Fishy smelling water.  Odd, maybe, but not to me.  I am truly swept back to my childhood when I am near water.  The unmistakable smell of fish, green algae, and even a hint of gasoline, and I am transported back in time.

It is my summers as a child, visiting my grandparents on Lake Wisconsin.  My grandparents are gone now.  My time as a free spirit diving off their pier until I was a water logged rag doll, is over.  My treasured time fishing with my grandfather will never happen again.  I will never hear that distinct sound of my grandfather opening a can of beer, or telling me in his best pirate voice, “I’m gonna throw you in the drink.”  He was a brilliant fisherman, just like his father before him.  He cared desperately whether or not my little sister and I caught a fish.  It meant a little less to me.  I just enjoyed being out on the lake, with the motion of the boat and hollow smack of the water lapping against it.  I remember the warm burn of the sun on my propped up bare feet (Just like my Gravatar!).  The water was always like glass in the early morning, so quiet and calm.  The cicadas had not yet started their incessant buzzing.  I remember the lunches that my grandma had so lovingly packed for us to enjoy out on the water.  We were always treated to a can of Squirt.  I was not allowed to have pop growing up so this really was a treat.  I miss watching my grandfather clean the fish we were lucky enough to catch that day.  His knife looked more like an ice pick;  it had been sharpened so many times over the years that the blade was getting thinner and thinner.  His hands could expertly dismantle a fish in minutes, until all that was left was the perfect white flesh that he would later beer batter and fry for the evening dinner.

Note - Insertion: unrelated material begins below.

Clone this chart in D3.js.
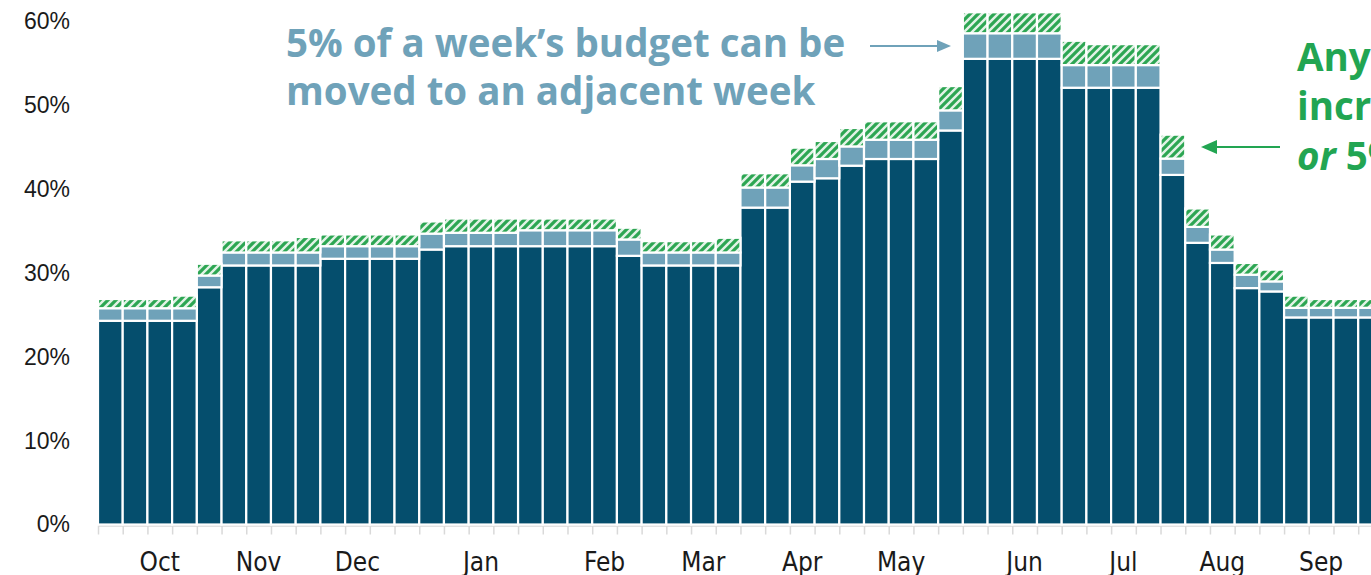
<!DOCTYPE html>
<html>
<head>
<meta charset="utf-8">
<script src="https://cdn.jsdelivr.net/npm/d3@7"></script>
<style>
  html, body { margin: 0; padding: 0; background: #fff; overflow: hidden; }
  svg { display: block; }
</style>
</head>
<body>
<svg id="chart" width="1371" height="575"></svg>
<script>
// Weekly budget share, 52 weeks starting in October
const weeks = ["W1","W2","W3","W4","W5","W6","W7","W8","W9","W10","W11","W12","W13",
  "W14","W15","W16","W17","W18","W19","W20","W21","W22","W23","W24","W25","W26",
  "W27","W28","W29","W30","W31","W32","W33","W34","W35","W36","W37","W38","W39",
  "W40","W41","W42","W43","W44","W45","W46","W47","W48","W49","W50","W51","W52"];

// Core weekly budget (% share)
const baseBudget = [24.3, 24.3, 24.3, 24.3, 28.3, 30.9, 30.9, 30.9, 30.9, 31.7, 31.7, 31.7, 31.7,
  32.8, 33.2, 33.2, 33.2, 33.2, 33.2, 33.2, 33.2, 32.05, 30.9, 30.9, 30.9, 30.9,
  37.8, 37.8, 40.9, 41.3, 42.8, 43.6, 43.6, 43.6, 47.0, 55.55, 55.55, 55.55, 55.55,
  52.1, 52.1, 52.1, 52.1, 41.7, 33.6, 31.2, 28.2, 27.8, 24.7, 24.7, 24.7, 24.7];

// Portion that can be moved to an adjacent week
const movable = [1.5, 1.5, 1.5, 1.5, 1.4, 1.55, 1.55, 1.55, 1.55, 1.5, 1.5, 1.5, 1.5,
  1.9, 1.6, 1.6, 1.6, 1.9, 1.9, 1.9, 1.9, 1.95, 1.55, 1.55, 1.55, 1.55,
  2.4, 2.4, 1.95, 2.3, 2.3, 2.3, 2.3, 2.3, 2.4, 3.05, 3.05, 3.05, 3.05,
  2.7, 2.7, 2.7, 2.7, 1.95, 1.9, 1.6, 1.6, 1.2, 1.15, 1.15, 1.15, 1.15];

// Allowed increase on top
const increase = [1.1, 1.1, 1.1, 1.5, 1.4, 1.45, 1.45, 1.45, 1.85, 1.4, 1.4, 1.4, 1.4,
  1.45, 1.7, 1.7, 1.7, 1.4, 1.4, 1.4, 1.4, 1.4, 1.35, 1.35, 1.35, 1.75,
  1.7, 1.7, 2.1, 2.15, 2.2, 2.2, 2.2, 2.2, 2.9, 2.5, 2.5, 2.5, 2.5,
  2.9, 2.5, 2.5, 2.5, 2.85, 2.2, 1.8, 1.4, 1.4, 1.45, 1.05, 1.05, 1.05];

// Month labels and the week each one sits under
const monthLabels = ["Oct","Nov","Dec","Jan","Feb","Mar","Apr","May","Jun","Jul","Aug","Sep"];
const monthWeekIndex = [2, 6, 10, 15, 20, 24, 28, 32, 37, 41, 45, 49];

const yTicks = [0, 10, 20, 30, 40, 50, 60];

const rows = weeks.map((w, i) => ({ week: w, base: baseBudget[i], movable: movable[i], increase: increase[i] }));
const keys = ["base", "movable", "increase"];
const stacked = d3.stack().keys(keys)(rows);

const svg = d3.select("#chart");
const left = 98, step = 24.71;
const x = d3.scaleBand().domain(weeks).range([left, left + step * weeks.length]).padding(0);
const y = d3.scaleLinear().domain([0, 60]).range([524.5, 21.5]);

// hatch fill for the increase segment
const defs = svg.append("defs");
const pat = defs.append("pattern").attr("id", "hatch")
  .attr("patternUnits", "userSpaceOnUse").attr("width", 8).attr("height", 8);
pat.append("rect").attr("width", 8).attr("height", 8).attr("fill", "#e2f3e6");
pat.append("path").attr("d", "M0,8 L8,0 M-2,2 L2,-2 M6,10 L10,6")
  .attr("stroke", "#2da653").attr("stroke-width", 3.2);

const fills = { base: "#054e6d", movable: "#6fa2b9", increase: "url(#hatch)" };

// y axis labels
const yAxis = d3.axisLeft(y).tickValues(yTicks).tickFormat(d => d + "%").tickSize(0).tickPadding(0);
const gy = svg.append("g").attr("transform", "translate(70,0)").call(yAxis);
gy.select(".domain").remove();
gy.selectAll("text").attr("font-family", "'Liberation Sans', Arial, sans-serif")
  .attr("font-size", 23).attr("fill", "#1a1a1a");

// tick marks at every week boundary
const xIdx = d3.scaleLinear().domain([0, weeks.length]).range(x.range());
const gTicks = svg.append("g").attr("transform", "translate(0,525.5)")
  .call(d3.axisBottom(xIdx).tickValues(d3.range(0, weeks.length + 1)).tickFormat("").tickSize(9).tickSizeOuter(0));
gTicks.select(".domain").attr("stroke", "#d9d9d9").attr("stroke-width", 1.5);
gTicks.selectAll(".tick line").attr("stroke", "#d9d9d9").attr("stroke-width", 1.5);

// month labels
const monthTicks = monthWeekIndex.map(i => weeks[i]);
const gx = svg.append("g").attr("transform", "translate(0,551)")
  .call(d3.axisBottom(x).tickValues(monthTicks)
    .tickFormat(w => monthLabels[monthTicks.indexOf(w)]).tickSize(0).tickPadding(0));
gx.select(".domain").remove();
gx.selectAll("text")
  .attr("font-family", "'DejaVu Sans Condensed', 'Liberation Sans Narrow', 'DejaVu Sans', sans-serif")
  .style("font-stretch", "condensed")
  .attr("font-size", 26).attr("fill", "#1a1a1a").attr("dy", "0.75em");

// stacked bars
svg.append("g").selectAll("g").data(stacked).join("g")
  .attr("fill", d => fills[d.key])
  .selectAll("rect").data(d => d).join("rect")
  .attr("x", d => x(d.data.week))
  .attr("width", x.bandwidth())
  .attr("y", d => y(d[1]))
  .attr("height", d => y(d[0]) - y(d[1]))
  .attr("stroke", "#fff").attr("stroke-width", 2.2);

// annotations
const blue = "#6fa2b9", green = "#22a552";
const noteFont = "'Open Sans', 'Noto Sans', sans-serif";
const n1 = svg.append("text").attr("font-family", noteFont).attr("font-weight", 700)
  .attr("font-size", 38.5).attr("fill", blue);
n1.append("tspan").attr("x", 286).attr("y", 57).text("5% of a week\u2019s budget can be");
n1.append("tspan").attr("x", 286).attr("y", 105).text("moved to an adjacent week");

svg.append("line").attr("x1", 870).attr("x2", 940).attr("y1", 46).attr("y2", 46)
  .attr("stroke", blue).attr("stroke-width", 2);
svg.append("path").attr("d", "M951,46 L937,40 L937,52 Z").attr("fill", blue);

const n2 = svg.append("text").attr("font-family", noteFont).attr("font-weight", 700)
  .attr("font-size", 38.5).attr("fill", green);
n2.append("tspan").attr("x", 1297).attr("y", 71).text("Any");
n2.append("tspan").attr("x", 1297).attr("y", 120).text("increase");
const l3 = n2.append("tspan").attr("x", 1297).attr("y", 170);
l3.append("tspan").attr("font-style", "italic").text("or");
l3.append("tspan").text(" 5%");

svg.append("line").attr("x1", 1280).attr("x2", 1214).attr("y1", 147).attr("y2", 147)
  .attr("stroke", green).attr("stroke-width", 2.2);
svg.append("path").attr("d", "M1201,147 L1217,140 L1217,154 Z").attr("fill", green);
</script>
</body>
</html>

I tell my children stories of my grandparents over and over.  They roll their eyes now, but I know that means that they will never forget.  Once my parents are gone and I am gone, who will live on to tell my grandparents stories?  Their stories will eventually fade and no one will be here to remember them.  That is difficult and brutal to digest.

I have been visiting their small little place on Lake Wisconsin for the last few years during the summer.  I want my children to experience what I hold so dear.  I hope it stays with them as it has with me.  It is bittersweet to be where they once were.  I cry every time.  It is haunting and sad and I have to stop myself from thinking about it too much.  New people are in their space now.  I don’t like it.  It feels disrespectful and I know that is silly.  There are a few left in the area that remember my grandparents, but that generation has mostly faded now.  It has been replaced by a new, younger generation to repeat the cycle of creating memories on the lake.  That beautiful lake.